FORT WORTH — After several hours of debate Saturday, the final day of the biennial state GOP convention, Republican delegates voted to remove the "Texas Solution" from the party’s official platform, reverting to a more hardline stance on immigration.
About 8,000 delegates gathered to consider the party platform and eventually rejected a proposed immigration plank that included language calling for a provisional visa program for immigrants. In its place, they adopted a plank that echoes the party’s 2010 platform. It does not call for a guest-worker program and instead calls for ending in-state tuition for undocumented immigrants and prohibiting sanctuary cities — municipalities that do not enforce immigration laws.
While the platform is a non-binding set of principles for the party, it sets forth a powerful political statement of the party’s stance on key voting issues in an important election year.
Two years ago, Texas Republicans approved an unprecedented change to the party platform when it adopted language that called for a national guest-worker program. Going into the convention this week, Republicans were split on keeping that language. Tea Party activists were fiercely calling for its removal, while supporters of the plank had suggested modifying it by replacing the guest-worker language with a section calling for a provisional visa program that was intended to include immigrants looking to come to the country to work.
The provisional visa was part of the immigration plank that was first presented to delegates on Saturday. But another proposal that stripped the visa language won the day at the convention after some initial confusion over voting that led to a drawn out roll-call vote that lasted more than half an hour.
The newly-adopted plank mentions creating a “visa classification system for non-specialty industries” that have demonstrated labor shortages, but would only allow such visas when the “borders are verifiably secure” and the use of the worker verification system E-Verify is “fully enforced.”

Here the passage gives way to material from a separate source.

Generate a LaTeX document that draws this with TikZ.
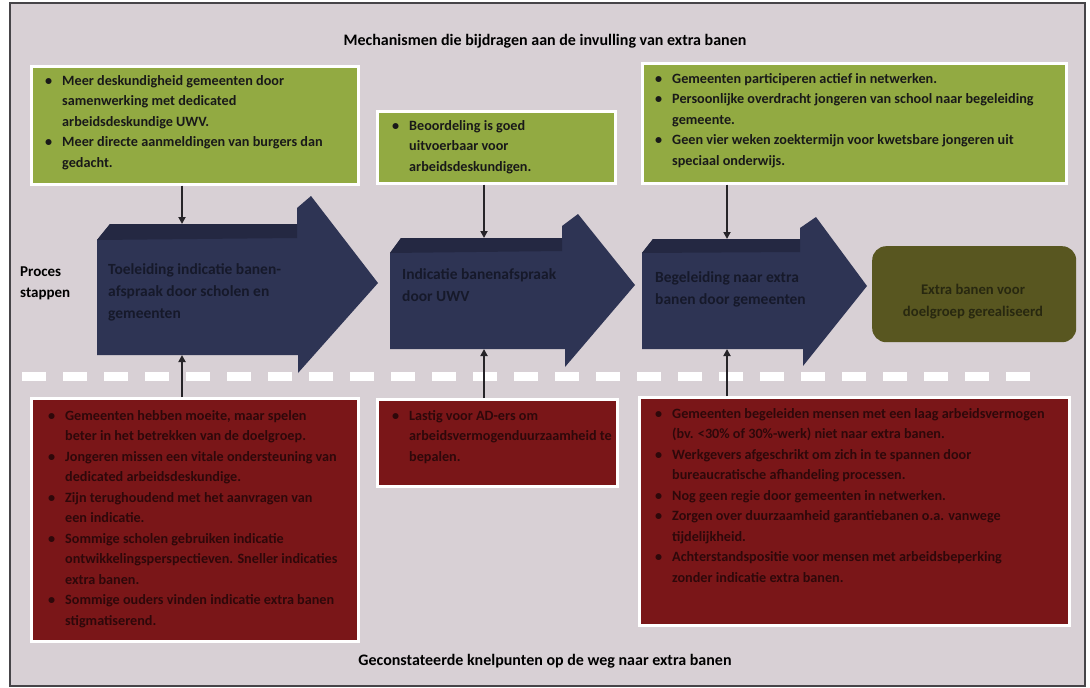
\documentclass[tikz,border=0pt]{standalone}
\usepackage{fontspec}
\setmainfont{Carlito}
\usetikzlibrary{arrows.meta,shadows}
\definecolor{bgc}{RGB}{216,208,213}
\definecolor{grn}{RGB}{146,170,66}
\definecolor{navy}{RGB}{46,52,84}
\definecolor{navytop}{RGB}{36,40,66}
\definecolor{navytxt}{RGB}{22,25,42}
\definecolor{olv}{RGB}{88,86,32}
\definecolor{olvtxt}{RGB}{40,40,16}
\definecolor{rd}{RGB}{122,22,24}
\definecolor{rdtxt}{RGB}{46,8,10}
\definecolor{lnc}{RGB}{38,36,40}
\definecolor{frm}{RGB}{70,68,72}
\newcommand\bitem{\makebox[17pt][l]{\textbullet}}
\newcommand\bcont{\hspace*{17pt}}
\tikzset{
  boxbase/.style={draw=white, line width=2.5pt, anchor=north west, inner sep=0pt,
    drop shadow={shadow xshift=2pt, shadow yshift=-2pt, fill=black!75, opacity=0.7}},
  gbox/.style={boxbase, fill=grn},
  rbox/.style={boxbase, fill=rd},
  btxt/.style={anchor=north west, inner sep=0pt, align=left,
    font=\bfseries\fontsize{14.2}{20.5}\selectfont},
  gtxt/.style={btxt, text=black!90},
  rtxt/.style={btxt, text=rdtxt},
  atxt/.style={anchor=north west, inner sep=0pt, align=left, text=navytxt,
    font=\bfseries\fontsize{15.5}{22}\selectfont},
  ttl/.style={inner sep=0pt, font=\bfseries\fontsize{16}{18}\selectfont},
  conn/.style={draw=lnc, line width=2.2pt, -{Triangle[length=7pt,width=7pt]}},
  arrowshape/.style={fill=navy},
}
\begin{document}
\begin{tikzpicture}[x=1pt,y=-1pt]
\useasboundingbox (0,0) rectangle (1090,688);
\fill[white] (0,0) rectangle (1090,688);
\fill[bgc] (10,3) rectangle (1085,686);
\draw[frm, line width=1.2pt] (10,3) rectangle (1085,686);

% titles
\node[ttl] (ttop) at (545,41) {Mechanismen die bijdragen aan de invulling van extra banen};
\node[ttl] (tbot) at (545,661) {Geconstateerde knelpunten op de weg naar extra banen};

% green boxes
\node[gbox, minimum width=327pt, minimum height=118pt] (g1) at (30,65) {};
\node[gtxt] (g1t) at (45,75) {\bitem Meer deskundigheid gemeenten door\\
\bcont samenwerking met dedicated\\
\bcont arbeidsdeskundige UWV.\\
\bitem Meer directe aanmeldingen van burgers dan\\
\bcont gedacht.};
\node[gbox, minimum width=238pt, minimum height=72pt] (g2) at (376,110) {};
\node[gtxt] (g2t) at (392,120) {\bitem Beoordeling is goed\\
\bcont uitvoerbaar voor\\
\bcont arbeidsdeskundigen.};
\node[gbox, minimum width=424pt, minimum height=120pt] (g3) at (641,62) {};
\node[gtxt] (g3t) at (655,73) {\bitem Gemeenten participeren actief in netwerken.\\
\bitem Persoonlijke overdracht jongeren van school naar begeleiding\\
\bcont gemeente.\\
\bitem Geen vier weken zoektermijn voor kwetsbare jongeren uit\\
\bcont speciaal onderwijs.};

% process arrows
\fill[arrowshape] (97,240) -- (110,224) -- (297,224) -- (297,208) -- (311,196) -- (378,283) -- (298,373) -- (298,355) -- (97,355) -- cycle;
\fill[navytop] (97,240) -- (110,224) -- (297,224) -- (297,238) -- cycle;
\fill[arrowshape] (390,253) -- (401,238) -- (562,238) -- (562,226) -- (578,214) -- (635,285) -- (565,367) -- (565,349) -- (390,349) -- cycle;
\fill[navytop] (390,253) -- (401,238) -- (562,238) -- (562,251) -- cycle;
\fill[arrowshape] (642,253) -- (653,239) -- (800,239) -- (800,228) -- (816,217) -- (867,286) -- (803,366) -- (803,349) -- (642,349) -- cycle;
\fill[navytop] (642,253) -- (653,239) -- (800,239) -- (800,252) -- cycle;
\coordinate (a1top) at (182,224);
\coordinate (a1bot) at (182,355);
\coordinate (a2top) at (484,238);
\coordinate (a2bot) at (484,349);
\coordinate (a3top) at (727,239);
\coordinate (a3bot) at (727,349);
\node[atxt] (a1t) at (108,263) {Toeleiding indicatie banen-\\afspraak door scholen en\\gemeenten};
\node[atxt] (a2t) at (402,268) {Indicatie banenafspraak\\door UWV};
\node[atxt] (a3t) at (655,271) {Begeleiding naar extra\\banen door gemeenten};

% end box
\node[fill=olv, rounded corners=14pt, minimum width=204pt, minimum height=96pt, inner sep=0pt,
  anchor=north west] (eb) at (872,246) {};
\node[align=center, inner sep=0pt, text=olvtxt, font=\bfseries\fontsize{14.7}{22}\selectfont]
  (ebt) at (973,302) {Extra banen voor\\doelgroep gerealiseerd};

% left label
\node[anchor=west, align=left, inner sep=0pt, font=\bfseries\fontsize{15}{21}\selectfont]
  (proc) at (20,283) {Proces\\stappen};

% dashed separator
\coordinate (dl) at (22,376);
\coordinate (dr) at (1040,376);
\draw[white, line width=9pt, dash pattern=on 24pt off 17pt] (dl) -- (dr);

% red boxes
\node[rbox, minimum width=327pt, minimum height=243pt] (r1) at (30,397) {};
\node[rtxt] (r1t) at (48,410) {\bitem Gemeenten hebben moeite, maar spelen\\
\bcont beter in het betrekken van de doelgroep.\\
\bitem Jongeren missen een vitale ondersteuning van\\
\bcont dedicated arbeidsdeskundige.\\
\bitem Zijn terughoudend met het aanvragen van\\
\bcont een indicatie.\\
\bitem Sommige scholen gebruiken indicatie\\
\bcont ontwikkelingsperspectieven. Sneller indicaties\\
\bcont extra banen.\\
\bitem Sommige ouders vinden indicatie extra banen\\
\bcont stigmatiserend.};
\node[rbox, minimum width=240pt, minimum height=87pt] (r2) at (376,398) {};
\node[rtxt] (r2t) at (392,410) {\bitem Lastig voor AD-ers om\\
\bcont arbeidsvermogenduurzaamheid te\\
\bcont bepalen.};
\node[rbox, minimum width=430pt, minimum height=228pt] (r3) at (638,396) {};
\node[rtxt] (r3t) at (655,408) {\bitem Gemeenten begeleiden mensen met een laag arbeidsvermogen\\
\bcont (bv. {<}30\% of 30\%-werk) niet naar extra banen.\\
\bitem Werkgevers afgeschrikt om zich in te spannen door\\
\bcont bureaucratische afhandeling processen.\\
\bitem Nog geen regie door gemeenten in netwerken.\\
\bitem Zorgen over duurzaamheid garantiebanen o.a. vanwege\\
\bcont tijdelijkheid.\\
\bitem Achterstandspositie voor mensen met arbeidsbeperking\\
\bcont zonder indicatie extra banen.};

% connectors
\draw[conn] (g1.south -| a1top) -- (a1top);
\draw[conn] (g2.south -| a2top) -- (a2top);
\draw[conn] (g3.south -| a3top) -- (a3top);
\draw[conn] (r1.north -| a1bot) -- (a1bot);
\draw[conn] (r2.north -| a2bot) -- (a2bot);
\draw[conn] (r3.north -| a3bot) -- (a3bot);
\end{tikzpicture}
\end{document}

Delegates who voted for the hardline language celebrated in loud cheers and applause.
More than 150 of the 200 proposed amendments to the party platform that were submitted to party leadership on Friday concerned immigration.
After the vote, Arturo Martinez de Vara, a member of the platform committee who supported the “Texas Solution,” said there was confusion among the delegates when the amendment was being considered.

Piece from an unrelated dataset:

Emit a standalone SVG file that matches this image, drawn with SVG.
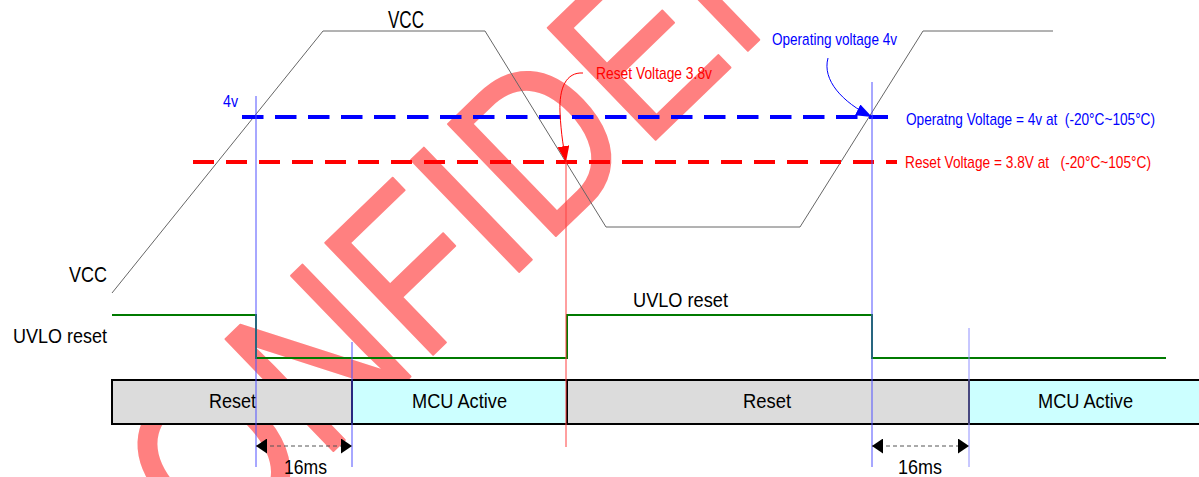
<svg xmlns="http://www.w3.org/2000/svg" width="1199" height="477" viewBox="0 0 1199 477">
<style>
.t{font-family:"Liberation Sans",Arial,sans-serif;font-size:21px;fill:#000}
.s{font-family:"Liberation Sans",Arial,sans-serif;font-size:17px}
.wm{font-family:"Liberation Sans",Arial,sans-serif;font-size:226px;fill:#ff8080;stroke:#ff8080;stroke-width:2;stroke-linejoin:round}
.vcc{fill:none;stroke:#666;stroke-width:1}
.uvlo{fill:none;stroke:#007a00;stroke-width:2}
.vb{stroke:#5050ff;stroke-width:1}
.box{stroke:#000;stroke-width:2}
.dim{stroke:#555;stroke-width:1;stroke-dasharray:4 3}
</style>
<defs>
<marker id="ah" markerUnits="userSpaceOnUse" markerWidth="11" markerHeight="15" viewBox="0 0 11 15" refX="11" refY="7.5" orient="auto-start-reverse">
<path d="M0,0 L11,7.5 L0,15 z" fill="#000"/>
</marker>
<marker id="ahr" markerUnits="userSpaceOnUse" markerWidth="16" markerHeight="12" viewBox="0 0 16 12" refX="16" refY="6" orient="auto">
<path d="M0,0 L16,6 L0,12 z" fill="#ff0000"/>
</marker>
<marker id="ahb" markerUnits="userSpaceOnUse" markerWidth="16" markerHeight="12" viewBox="0 0 16 12" refX="16" refY="6" orient="auto">
<path d="M0,0 L16,6 L0,12 z" fill="#0000ff"/>
</marker>
</defs>
<rect width="1199" height="477" fill="#fff"/>
<g id="watermark">
<text class="wm" transform="translate(114.7,662.2) rotate(-44) scale(0.85,1)" x="0" y="0">CONFIDENTIAL</text>
</g>
<g id="box-reset-1">
<rect class="box" x="112" y="380" width="240" height="44" fill="#dcdcdc"/>
<text class="t" x="209" y="408" textLength="47" lengthAdjust="spacingAndGlyphs">Reset</text>
</g>
<g id="box-active-1">
<rect class="box" x="352" y="380" width="215" height="44" fill="#ccffff"/>
<text class="t" x="412" y="408" textLength="95" lengthAdjust="spacingAndGlyphs">MCU Active</text>
</g>
<g id="box-reset-2">
<rect class="box" x="567" y="380" width="402" height="44" fill="#dcdcdc"/>
<text class="t" x="743" y="408" textLength="48" lengthAdjust="spacingAndGlyphs">Reset</text>
</g>
<g id="box-active-2">
<rect class="box" x="969" y="380" width="240" height="44" fill="#ccffff"/>
<text class="t" x="1038" y="408" textLength="95" lengthAdjust="spacingAndGlyphs">MCU Active</text>
</g>
<g id="vcc-wave">
<path class="vcc" d="M112,293 L323,31 L485,31 L606,227 L800,227 L923,31 L1053,31"/>
<text class="t" x="388" y="28" style="font-size:23px" textLength="36" lengthAdjust="spacingAndGlyphs">VCC</text>
<text class="t" x="69" y="282" style="font-size:22px" textLength="38" lengthAdjust="spacingAndGlyphs">VCC</text>
</g>
<g id="uvlo-wave">
<path class="uvlo" d="M112,315 L256,315 L256,358 L567,358 L567,315 L872,315 L872,358 L1166,358"/>
<text class="t" x="13" y="343" textLength="94" lengthAdjust="spacingAndGlyphs">UVLO reset</text>
<text class="t" x="633" y="307" textLength="95" lengthAdjust="spacingAndGlyphs">UVLO reset</text>
</g>
<g id="operating-threshold">
<line x1="242" y1="117" x2="888" y2="117" stroke="#0000ff" stroke-width="4" stroke-dasharray="21.5 11.5"/>
<text class="s" x="223" y="107" fill="#0000ff" style="font-size:16px" textLength="15" lengthAdjust="spacingAndGlyphs">4v</text>
<text class="s" x="906" y="125" fill="#0000ff" textLength="249" lengthAdjust="spacingAndGlyphs" xml:space="preserve">Operatng Voltage = 4v at  (-20°C~105°C)</text>
</g>
<g id="reset-threshold">
<line x1="193" y1="162" x2="897" y2="162" stroke="#ff0000" stroke-width="4" stroke-dasharray="21 12"/>
<text class="s" x="905" y="168" fill="#ff0000" textLength="246" lengthAdjust="spacingAndGlyphs" xml:space="preserve">Reset Voltage = 3.8V at   (-20°C~105°C)</text>
</g>
<g id="connectors">
<line class="vb" x1="256" y1="96" x2="256" y2="467"/>
<line class="vb" x1="352" y1="342" x2="352" y2="467"/>
<line x1="566" y1="160" x2="566" y2="447" stroke="#ff4040" stroke-width="1"/>
<line class="vb" x1="872" y1="82" x2="872" y2="467"/>
<line x1="969" y1="328" x2="969" y2="467" stroke="#9090ff" stroke-width="1"/>
<path d="M583,73 C566,72 559,88 560,112 C561,135 564,150 566,162" fill="none" stroke="#ff0000" stroke-width="1" marker-end="url(#ahr)"/>
<text class="s" x="596" y="79" fill="#ff0000" textLength="116" lengthAdjust="spacingAndGlyphs">Reset Voltage 3.8v</text>
<path d="M828,58 C822,80 842,102 872,117" fill="none" stroke="#0000ff" stroke-width="1" marker-end="url(#ahb)"/>
<text class="s" x="772" y="45" fill="#0000ff" textLength="125" lengthAdjust="spacingAndGlyphs">Operating voltage 4v</text>
<path class="dim" d="M256,446 H352" marker-start="url(#ah)" marker-end="url(#ah)"/>
<text class="t" x="284" y="474" textLength="43" lengthAdjust="spacingAndGlyphs">16ms</text>
<path class="dim" d="M872,446 H969" marker-start="url(#ah)" marker-end="url(#ah)"/>
<text class="t" x="898" y="474" textLength="44" lengthAdjust="spacingAndGlyphs">16ms</text>
</g>
</svg>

“The first time they put it on the screen was the first time anyone considered it,” Martinez de Vara said. “Tomorrow I can tell you my opinion of it.”
When the GOP approved the “Texas Solution” in its platform two years ago, some Republicans hailed the the guest-worker language as a breakthrough for the party, particularly in its efforts to appeal to Hispanic voters who tend to vote Democratic.
In a statement, Emmanuel Garcia, communications director for the Texas Democratic Party, criticized the Republican Party's decision on its immigration stance.
“The platform debate has proved once again that compassionate conservativism and the pragmatic Republican Party are no more,” Garcia said.